Oil halts decline as Tillerson's departure boosts Iran risks

By Grant Smith on 3/14/2018

LONDON (Bloomberg) -- Oil halted recent losses as investors weighed a potential increase in geopolitical tensions from the fallout of Rex Tillerson’s ouster as U.S. secretary of state.

Futures rose 0.7% in New York. Prices seesawed on Tuesday after President Donald Trump fired Tillerson, whom he had disagreements with over key foreign policy issues. The move could have implications for U.S. sanctions on Iran, which could impact the latter’s oil industry and exports, Facts Global Energy and Royal Bank of Canada warned.

“The risk is now much higher that President Trump will not waive the sanctions when it is time to do so in May, thus derailing the deal,” said Bjarne Schieldrop, chief commodities analyst at SEB AB.

Crude has struggled since hitting a three-year high in January. A broader market slump initially drove prices lower, while surging American production and increasing inventories remain a challenge. The Organization of Petroleum Exporting Countries acknowledged the scale of the shale boom, forecasting for the first time that supply growth from rivals will outstrip the increase in demand this year.

West Texas Intermediate for April delivery traded at $61.12/bbl on the New York Mercantile Exchange, up 41 cents, at 9:18 a.m. in New York, after dropping 65 cents on Tuesday. Total volume traded was about 11% below the 100-day average.

Brent for May settlement added 30 cents to $64.94/bbl on the London-based ICE Futures Europe exchange, and traded at a $3.78 premium to WTI for the same month.

Tillerson’s replacement Mike Pompeo, currently the CIA director, is known as something of an Iran hawk, RBC chief commodities strategist Helima Croft said Tuesday. He will likely push for the U.S. to exit the nuclear deal with the Persian Gulf nation in May, and could advocate for tougher sanctions on Venezuela, which might boost oil prices, she said.

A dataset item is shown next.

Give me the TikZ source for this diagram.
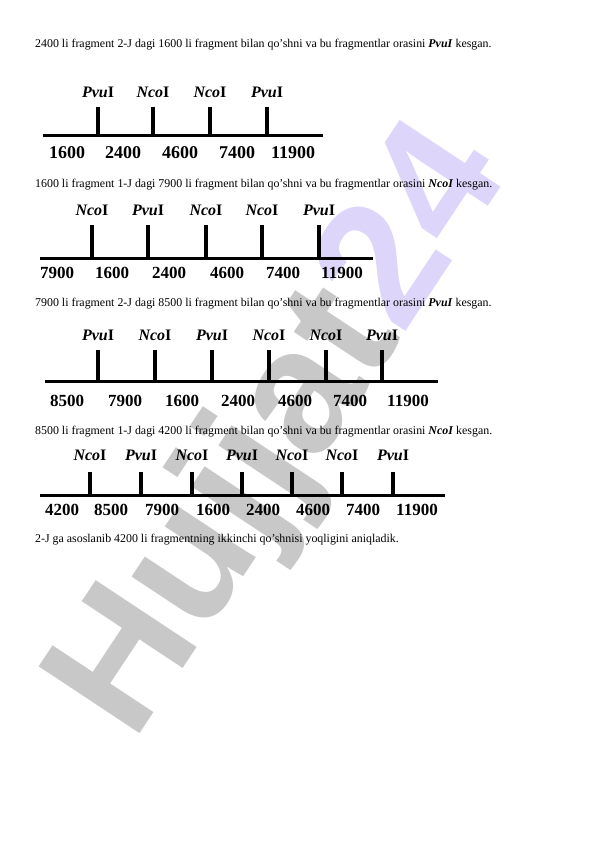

If sanctions are reinstated, Iran’s oil exports could drop by 250,000 to 500,000 bpd by the end of this year, FGE said in a note.

Meanwhile, the American Petroleum Institute was said to report that U.S. crude stockpiles rose 1.16 MMbbl in the week through March 9. That compares with a 2.5-MMbbl gain forecast by analysts in a Bloomberg survey. The API data also showed distillate inventories sank by 4.26 MMbbl and gasoline stockpiles fell by 1.26 million last week.